Coal companies resist changing the procedure because they want to “keep the machine running [and] coal producing, so you don’t lose 15 minutes,” he says.
MSHA is stymied as the law stands today, McGinley says. Loath to take a hard line on the industry under Bush, MSHA is trying to reassert itself, but not without difficulty.
MSHA reports that the total amount of enforcement actions taken against coal operators increased 16 percent from 2006 to 2009. But problems persist. MSHA has gotten only 34 of 491 mines to comply with a 2006 mandate that all mining companies install improved communications systems, such as two-way wireless devices that can talk with and locate trapped miners, according to a report by the Associated Press last week.

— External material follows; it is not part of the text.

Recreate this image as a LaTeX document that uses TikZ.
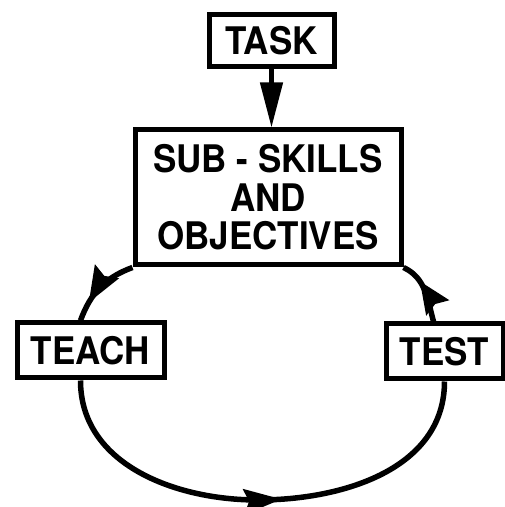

“Every disaster doesn’t have to happen,” says Christopher Shaw, a policy analyst at the Center for Study of Responsive Law, a Washington think tank. “They go back and ask, ‘Why did it happen?’ It always turns out people didn’t do what they were supposed to do.”
Industry officials say it is unfair to cast all the blame on business for the slow pace of adoption for MINER Act safety regulations. “If there is fault, the fault is that I don’t think anyone got very clear guidance from the previous leadership of MSHA,” National Mining Association lobbyist Bruce Watzman told AP.
But Joseph Main, head of MSHA, said that the industry was dragging its feet. He said action was being taken – MSHA took six mine operators to court in early March and cited 64 companies in Kentucky and Tennessee for not compiling with regulations – but more needed to be done to speed up the process.
MSHA “has to be serious and bring appropriate fines and actions if the operator is breaking the law,” says Mr. Shaw.
And that might require new laws, says McGinley. New legislation should give federal regulators “greater authority to bring criminal sanctions to bear … in order to hold mine managers up to the CEO level criminally responsible.”